百万遍の題目をあげることが目的になり、義務的に唱題していただけで、何も「祈っていなかった」ので、何も叶わなかったのです。そして、こんなに題目をあげているのに、何も叶わない・・・・・とかえって御本尊不信になり、落ち込んでいたのです。その後、発心した婦人は、決意と目標を明確にして祈ったところ、長年の悩みがまたたく間に解決しています。


 ≪信なき唱題は真の唱題にはならない≫

 

 日寛上人は、

「(御本尊を)信じないで妙法を唱えることは、題目を唱えるとはいわない。『題目唱えの題目唱えず』というべきである」(題目抄文段、取意)と述べています。


 信心が無くて、ただ形だけ題目を唱えていることは、

「題目を唱えていても、題目を唱えていないことになる」との厳しい指摘です。


池田先生は、

「漢然とした、心定まらない祈り。義務的、形式的な勤行・唱題。それらは信心の『惰性』の表れである。惰性の信心は、惰性と空虚の回転を生む。観念的、真剣さのない祈念では、明確な結果は出ない。広布のこと、一家と自身のことに関して、たえず明確で具体性のある祈りを重ねていく。そこに妙法流布の進展もあるし、宿命の打開もなされていく」と話されています。


一念を定めた、具体的な強き祈りで、常に功徳を受け、成長・前進していく勇気ある信心を貫いていきたいものです。心の定まらない、惰性の信心や、形式的、義務的な勤行・唱題は空転となるだけなので、そうならないようにいましめていきましょう。


戦いがこれから佳境に入ってきます。


ここで今一度、祈りの基本を確認し、自分の祈り、戦い勝利への祈りときちんと漏れずに具体的に祈りきり、祈りを叶える歓喜ある戦いにすることが広宣流布ということです。

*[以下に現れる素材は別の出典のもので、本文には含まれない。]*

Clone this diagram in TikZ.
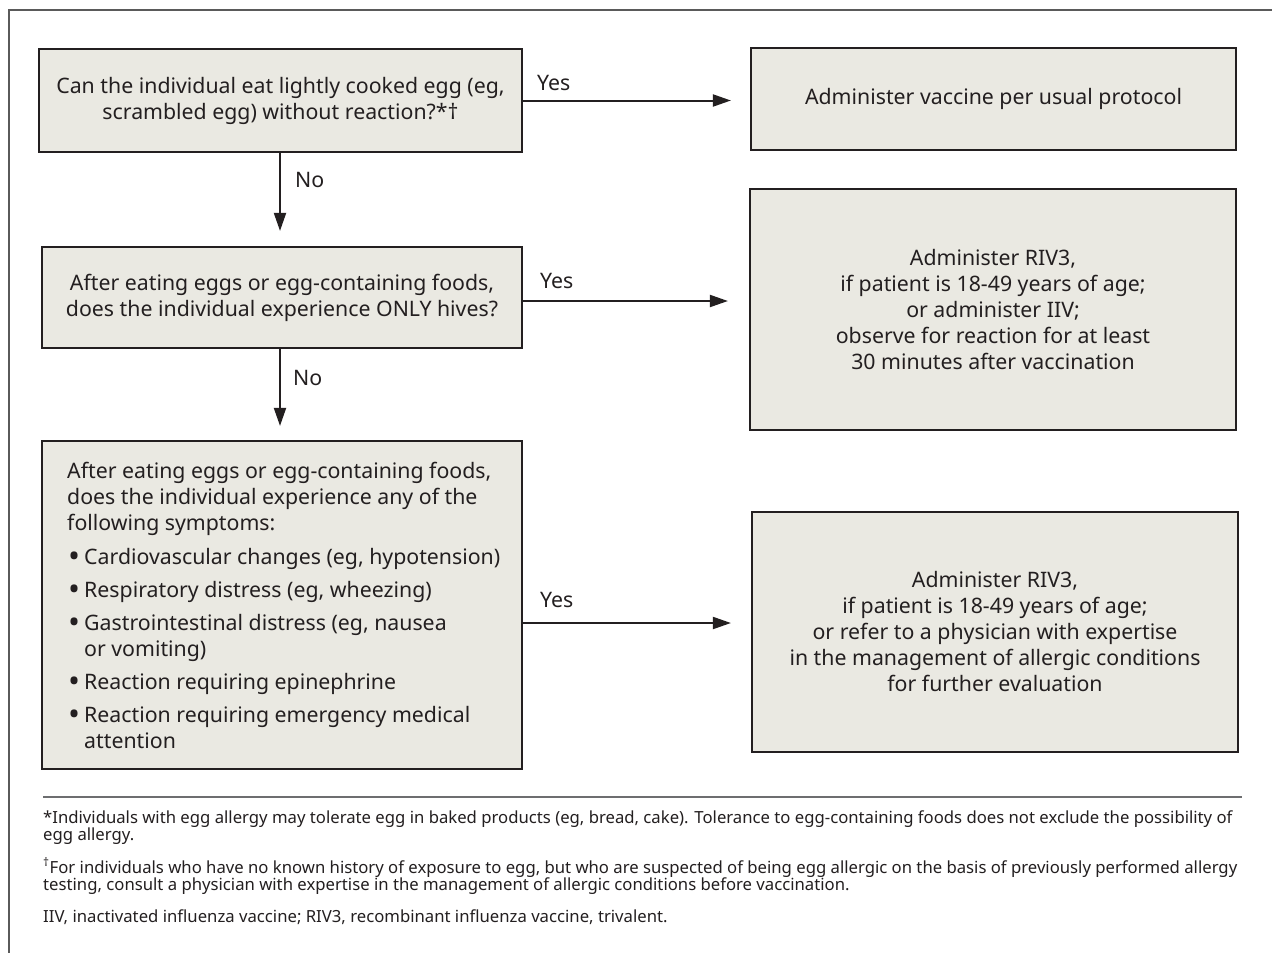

組織的戦いに勝っても自分の祈りが叶えられなければ結局は御本尊不信につながり退転してしまう。

自分の祈りが叶っても勝負に負けると後味が悪く歓喜も薄れる。両方を達成してこそ広宣流布ということでしょう!


その時の我々の歓喜の姿こそが縁を作り、次なる広宣流布を進めるのです。


5月度本幹の池田先生の指導から・・・


≪悩みに負けるな≫

一、あるとき、戸田先生は、東京の婦人部に話された。


「学会員は、地涌の勇者として、自ら願って、この悪世に生まれてぎたのである。衆生を救うために、人生の苦労を乗り越えながら、御本尊の大功徳を示し切って、広宣流布を行ずるために生まれてきたのである」


人間、誰しも悩みがある。現代のような悪世ならば、なおさらである。しかし、どのような悪世、乱世にあっても、信心だけば微動だにしてはならない。私たちは、御本尊の偉大な功力を示し切っていくために、自ら願って、悩みを引き受けたのである。そのように仏法では説いている。ゆえに乗り越えられない悩みなど絶対にない。結論は「勝つ」に決まっているのだ。

それが分かれば、悩みに負けて、嘆いたり、迷ったりずるのは愚かである。どこまで御本尊に祈り切って、悠々と、堂々と進んでいけばよいのである。



一、戸田先生は、経済苦と戦う壮年にこう指導された。


「一時的に損をしたように見えても、断固たる信心を貫けば、必ず、もとの10倍、20倍とすることができる。それが仏法の変毒為薬というものだ」と。


大事なのは、信心を貫くことである。

「凡夫は、過ぎ去った後ろしか見えない。しかし、仏の智慧は、未来を見通すことができる。ゆえにどんなことがあっても、ただまっしぐらに、妙法を信じて、戦っていけばよいのである」


これが戸田先生の大確信の指導であった。